During his lectures, Maltese always stimulated reasoned and consciuos conversations and he always purposefully answered to all sort of questions. His answers were not always very clear, but they were always appropriate and in the end satisfied our thirst for a full understanding through anti-dogmatic and rigorously scientific maieutics. The questions were numerous during every lecture and contributed to the lecture itself, as they became an integral part of it, in a ritual rich of unexpected investigations.

The main trait of Maltese's academic personality was his consistant and natural attention for a research conceived as the basis of academic life. He nurtured a mutual understanding with his students, and infused an almost revolutionary charge in them, as much as his smile, his sharp irony and his elegant behaviour were signs of an harmless, kind and affable character. His style of life matched with an integral revision of thinking that in some of his students had outstanding effects.

In spite of the deep difference with other methods of teaching at the Institute of History of Art, Corrado Maltese did not ever take a stance against his colleagues. He was always indifferent to academic quarrels and at the most he would have candidly declared that some topics weren't of his interest, as for instance with "iconology". Yet his "sematometria" derived from iconology, even though within a more scientific perspective.

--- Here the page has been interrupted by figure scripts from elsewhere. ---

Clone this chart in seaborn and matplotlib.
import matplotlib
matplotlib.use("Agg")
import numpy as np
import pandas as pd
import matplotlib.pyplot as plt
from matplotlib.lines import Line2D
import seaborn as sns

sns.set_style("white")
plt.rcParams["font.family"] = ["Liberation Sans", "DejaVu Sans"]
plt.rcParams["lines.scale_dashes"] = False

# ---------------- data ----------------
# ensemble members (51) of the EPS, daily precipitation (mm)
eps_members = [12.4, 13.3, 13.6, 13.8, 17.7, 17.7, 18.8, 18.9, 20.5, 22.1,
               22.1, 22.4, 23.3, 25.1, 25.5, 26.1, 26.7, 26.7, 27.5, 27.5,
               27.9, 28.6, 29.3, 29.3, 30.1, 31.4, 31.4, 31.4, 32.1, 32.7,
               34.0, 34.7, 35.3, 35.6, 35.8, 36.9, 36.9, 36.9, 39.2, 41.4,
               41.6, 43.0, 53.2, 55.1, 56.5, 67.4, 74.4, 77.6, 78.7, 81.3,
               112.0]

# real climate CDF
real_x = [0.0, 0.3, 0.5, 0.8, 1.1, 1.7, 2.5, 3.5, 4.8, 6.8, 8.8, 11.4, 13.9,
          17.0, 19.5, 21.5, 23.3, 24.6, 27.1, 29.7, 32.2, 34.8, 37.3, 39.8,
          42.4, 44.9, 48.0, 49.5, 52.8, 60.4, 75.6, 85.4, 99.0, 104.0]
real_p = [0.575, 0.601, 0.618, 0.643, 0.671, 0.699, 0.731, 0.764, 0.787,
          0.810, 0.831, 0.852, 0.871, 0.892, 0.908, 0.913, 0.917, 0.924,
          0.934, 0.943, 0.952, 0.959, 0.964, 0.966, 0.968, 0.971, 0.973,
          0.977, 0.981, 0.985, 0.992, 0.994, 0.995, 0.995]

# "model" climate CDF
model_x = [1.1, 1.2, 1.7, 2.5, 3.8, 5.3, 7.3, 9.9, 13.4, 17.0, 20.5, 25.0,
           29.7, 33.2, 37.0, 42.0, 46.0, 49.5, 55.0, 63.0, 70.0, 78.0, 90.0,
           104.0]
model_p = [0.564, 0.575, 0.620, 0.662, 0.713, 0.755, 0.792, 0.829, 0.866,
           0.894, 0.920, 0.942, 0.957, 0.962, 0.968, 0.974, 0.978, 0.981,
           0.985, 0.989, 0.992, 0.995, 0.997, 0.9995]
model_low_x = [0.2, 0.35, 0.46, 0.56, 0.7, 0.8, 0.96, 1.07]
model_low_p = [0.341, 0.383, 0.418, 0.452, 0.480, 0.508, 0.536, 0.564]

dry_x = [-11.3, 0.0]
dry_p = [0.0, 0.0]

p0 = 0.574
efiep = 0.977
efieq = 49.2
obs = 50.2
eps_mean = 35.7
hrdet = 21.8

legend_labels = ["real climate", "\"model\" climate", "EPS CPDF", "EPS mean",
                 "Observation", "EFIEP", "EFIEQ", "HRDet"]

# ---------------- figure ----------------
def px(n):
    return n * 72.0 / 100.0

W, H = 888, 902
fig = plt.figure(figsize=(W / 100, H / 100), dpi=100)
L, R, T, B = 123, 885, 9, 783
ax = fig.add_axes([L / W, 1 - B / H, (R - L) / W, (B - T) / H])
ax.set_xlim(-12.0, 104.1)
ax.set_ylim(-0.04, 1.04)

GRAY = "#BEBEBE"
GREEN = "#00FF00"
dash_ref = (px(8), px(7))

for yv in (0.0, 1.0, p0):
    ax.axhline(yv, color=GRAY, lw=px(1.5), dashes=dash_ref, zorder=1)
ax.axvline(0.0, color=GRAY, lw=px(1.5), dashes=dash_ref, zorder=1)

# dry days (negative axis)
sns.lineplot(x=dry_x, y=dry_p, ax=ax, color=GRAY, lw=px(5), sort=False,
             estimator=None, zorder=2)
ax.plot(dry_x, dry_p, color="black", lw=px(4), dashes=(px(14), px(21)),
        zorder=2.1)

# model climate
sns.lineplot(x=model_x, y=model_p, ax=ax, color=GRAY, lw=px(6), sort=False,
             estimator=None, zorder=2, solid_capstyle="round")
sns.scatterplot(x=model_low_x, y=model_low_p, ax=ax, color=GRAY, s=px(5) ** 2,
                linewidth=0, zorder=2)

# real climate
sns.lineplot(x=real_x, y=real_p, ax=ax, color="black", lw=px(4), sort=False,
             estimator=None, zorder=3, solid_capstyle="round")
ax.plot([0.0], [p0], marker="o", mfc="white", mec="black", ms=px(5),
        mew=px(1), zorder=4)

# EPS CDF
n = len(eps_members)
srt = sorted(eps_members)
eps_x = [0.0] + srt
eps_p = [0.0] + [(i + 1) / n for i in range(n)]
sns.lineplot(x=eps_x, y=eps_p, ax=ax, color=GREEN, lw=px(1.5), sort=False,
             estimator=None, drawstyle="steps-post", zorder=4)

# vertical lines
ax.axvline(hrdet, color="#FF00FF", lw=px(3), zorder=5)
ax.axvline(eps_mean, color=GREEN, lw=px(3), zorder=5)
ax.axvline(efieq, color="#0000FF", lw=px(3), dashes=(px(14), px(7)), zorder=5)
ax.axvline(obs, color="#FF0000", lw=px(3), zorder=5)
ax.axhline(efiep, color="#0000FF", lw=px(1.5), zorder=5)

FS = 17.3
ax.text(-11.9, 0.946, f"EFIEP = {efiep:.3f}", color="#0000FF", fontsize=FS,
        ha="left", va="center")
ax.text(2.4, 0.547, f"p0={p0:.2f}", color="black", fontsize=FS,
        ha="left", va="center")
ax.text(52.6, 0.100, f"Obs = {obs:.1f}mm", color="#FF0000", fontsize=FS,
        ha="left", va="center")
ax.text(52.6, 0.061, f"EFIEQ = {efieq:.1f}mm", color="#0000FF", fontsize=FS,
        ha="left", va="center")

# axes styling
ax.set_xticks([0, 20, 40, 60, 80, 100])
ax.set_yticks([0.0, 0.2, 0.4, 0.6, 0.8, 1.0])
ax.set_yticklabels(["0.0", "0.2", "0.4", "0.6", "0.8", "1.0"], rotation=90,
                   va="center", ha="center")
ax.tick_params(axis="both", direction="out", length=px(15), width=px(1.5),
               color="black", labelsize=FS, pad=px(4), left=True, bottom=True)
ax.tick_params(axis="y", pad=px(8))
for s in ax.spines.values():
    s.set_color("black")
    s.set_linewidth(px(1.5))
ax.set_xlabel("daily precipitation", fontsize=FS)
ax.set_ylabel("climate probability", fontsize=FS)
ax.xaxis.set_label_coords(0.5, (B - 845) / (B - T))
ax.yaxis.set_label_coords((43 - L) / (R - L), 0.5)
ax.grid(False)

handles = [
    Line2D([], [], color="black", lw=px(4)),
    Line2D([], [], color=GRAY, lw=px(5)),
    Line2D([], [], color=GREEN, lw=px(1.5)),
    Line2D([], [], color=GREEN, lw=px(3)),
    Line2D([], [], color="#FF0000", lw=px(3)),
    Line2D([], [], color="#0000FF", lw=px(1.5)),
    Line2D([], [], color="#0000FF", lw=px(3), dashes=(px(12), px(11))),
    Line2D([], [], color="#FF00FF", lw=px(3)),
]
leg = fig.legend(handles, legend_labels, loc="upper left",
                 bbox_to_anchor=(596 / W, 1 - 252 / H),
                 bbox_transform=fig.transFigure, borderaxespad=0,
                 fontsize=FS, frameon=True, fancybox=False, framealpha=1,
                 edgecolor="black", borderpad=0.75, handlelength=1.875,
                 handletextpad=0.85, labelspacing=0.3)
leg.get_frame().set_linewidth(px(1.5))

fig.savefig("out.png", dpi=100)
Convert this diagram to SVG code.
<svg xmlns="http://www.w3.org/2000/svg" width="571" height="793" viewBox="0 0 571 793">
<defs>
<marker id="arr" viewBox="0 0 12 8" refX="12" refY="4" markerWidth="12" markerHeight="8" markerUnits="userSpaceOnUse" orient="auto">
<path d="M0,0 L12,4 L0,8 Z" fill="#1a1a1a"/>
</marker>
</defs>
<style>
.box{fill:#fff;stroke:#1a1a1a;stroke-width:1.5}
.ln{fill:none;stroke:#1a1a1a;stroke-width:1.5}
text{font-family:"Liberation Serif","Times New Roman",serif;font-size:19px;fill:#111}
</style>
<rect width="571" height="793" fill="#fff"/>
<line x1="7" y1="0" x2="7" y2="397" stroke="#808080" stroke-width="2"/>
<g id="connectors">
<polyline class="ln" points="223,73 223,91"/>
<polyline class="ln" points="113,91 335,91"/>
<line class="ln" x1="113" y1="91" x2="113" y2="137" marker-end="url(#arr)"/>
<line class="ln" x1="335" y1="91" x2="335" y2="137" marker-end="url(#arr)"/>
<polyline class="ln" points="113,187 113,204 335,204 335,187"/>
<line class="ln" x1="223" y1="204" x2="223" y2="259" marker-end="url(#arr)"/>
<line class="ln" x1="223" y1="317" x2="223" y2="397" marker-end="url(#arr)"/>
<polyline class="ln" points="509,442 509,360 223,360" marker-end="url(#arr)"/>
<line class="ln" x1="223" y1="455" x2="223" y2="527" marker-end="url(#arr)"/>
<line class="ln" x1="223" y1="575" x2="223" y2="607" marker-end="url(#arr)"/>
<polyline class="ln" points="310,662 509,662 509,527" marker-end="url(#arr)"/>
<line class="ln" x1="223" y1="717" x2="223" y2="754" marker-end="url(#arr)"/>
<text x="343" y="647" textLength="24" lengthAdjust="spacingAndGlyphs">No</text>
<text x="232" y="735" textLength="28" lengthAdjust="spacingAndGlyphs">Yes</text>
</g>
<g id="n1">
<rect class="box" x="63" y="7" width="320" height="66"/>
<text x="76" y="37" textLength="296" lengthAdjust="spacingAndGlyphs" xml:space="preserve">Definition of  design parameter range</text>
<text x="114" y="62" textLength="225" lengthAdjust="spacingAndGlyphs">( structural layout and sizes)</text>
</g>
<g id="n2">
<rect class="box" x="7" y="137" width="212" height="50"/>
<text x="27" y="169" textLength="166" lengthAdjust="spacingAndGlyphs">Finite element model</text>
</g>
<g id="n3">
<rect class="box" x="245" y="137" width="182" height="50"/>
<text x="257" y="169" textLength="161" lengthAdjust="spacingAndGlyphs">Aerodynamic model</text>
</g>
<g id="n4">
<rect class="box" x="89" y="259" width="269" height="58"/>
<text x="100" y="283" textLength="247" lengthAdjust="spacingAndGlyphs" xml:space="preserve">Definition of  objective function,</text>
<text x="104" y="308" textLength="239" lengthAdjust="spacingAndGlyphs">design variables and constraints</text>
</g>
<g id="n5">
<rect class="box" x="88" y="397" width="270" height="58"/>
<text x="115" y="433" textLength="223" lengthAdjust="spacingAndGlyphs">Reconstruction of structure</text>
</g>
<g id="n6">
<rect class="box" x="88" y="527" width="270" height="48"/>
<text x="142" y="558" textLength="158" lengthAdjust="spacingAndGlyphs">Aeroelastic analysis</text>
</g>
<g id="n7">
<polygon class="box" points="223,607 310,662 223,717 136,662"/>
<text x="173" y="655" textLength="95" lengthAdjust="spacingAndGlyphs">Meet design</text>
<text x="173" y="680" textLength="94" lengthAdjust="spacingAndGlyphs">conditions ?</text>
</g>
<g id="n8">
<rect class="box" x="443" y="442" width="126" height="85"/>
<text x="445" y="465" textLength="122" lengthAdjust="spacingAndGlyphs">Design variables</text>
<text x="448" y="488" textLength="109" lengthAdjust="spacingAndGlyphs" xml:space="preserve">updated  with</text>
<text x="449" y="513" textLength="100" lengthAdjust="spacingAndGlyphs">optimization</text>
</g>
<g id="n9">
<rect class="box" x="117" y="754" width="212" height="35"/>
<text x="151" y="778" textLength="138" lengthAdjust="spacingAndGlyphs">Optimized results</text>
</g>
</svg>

Perhaps the acknowledgement promoted by Corrado Maltese, of a contradiction within the traditional humanistic methodologies could justify the deep respect he showed towards these disciplines. Infact, his aim to refund humanistic knowledge on scientific basis, and according to a renewed dialectic materialism allowed to nourish also a greater respect towards the "opponents". His effective impartiality derived from his innovative mission that required an absolutely objective measure. I had never heard Maltese speak against anybody. Even when he criticised certain methods sustained by Umberto Eco, he measured his criticism and accepted with humility the strongest points of his opponent. Nevertheless his criticism was very firm and based on precise facts.

Thus Maltese was a champion of scientific dialogue, of communication and research. It is difficult to fully estimate the importance of his academic teaching, but anybody will deny that his lectures at "La Sapienza" prepared a large number of students that have resumed his studies, and are today amongst the best experts in restoration of Cultural Heritage.

The application of objective criteria to measure light and colour, and to analyse the physio-chemical components of an artwork became a particular science that now embraces the foundations of a modern theory of multimediality as well as the large scale use of rephleptography and not destructive investigations of artwork, now adopted in more advanced restauration laboratories. These investigations were theoretically conceived within the research groups led by Corrado Maltese at the University of Rome "La Sapienza".

For his scientific legacy and for his great moral lesson, I wish to thank him here.





NOTES

1 I'm dropping a few lines to remember the teaching of Corrado Maltese in occasion of his death, that I'have known through a too small paragraph of Corriere della Sera.

2 Corrado Maltese, Dalla Semiologia alla Sematometria. Studi sulla comunicazione visiva, Roma, Il Bagatto, 1983.

3 Amongst the outcomes of Corrado Maltese's studies at University "La Sapienza", all explained in his book Dalla Semiologia alla Sematometria, cit. in note 2, I would like to remember in particular:

  • application of the so-called "gradient of contrast" ("gradiente di contrasto") for luministic and chromatic measurements of work of art
  • mathematic-statistical measurements applied to iconology
  • parameterization of icnological semiotic (= sematometria)
  • study of eye-ball movements during vision of work of Art and related distinctions between cinetic and static work of Art.
  • widening of field of research of History of Art to fashion and to all visual objective-manifestations.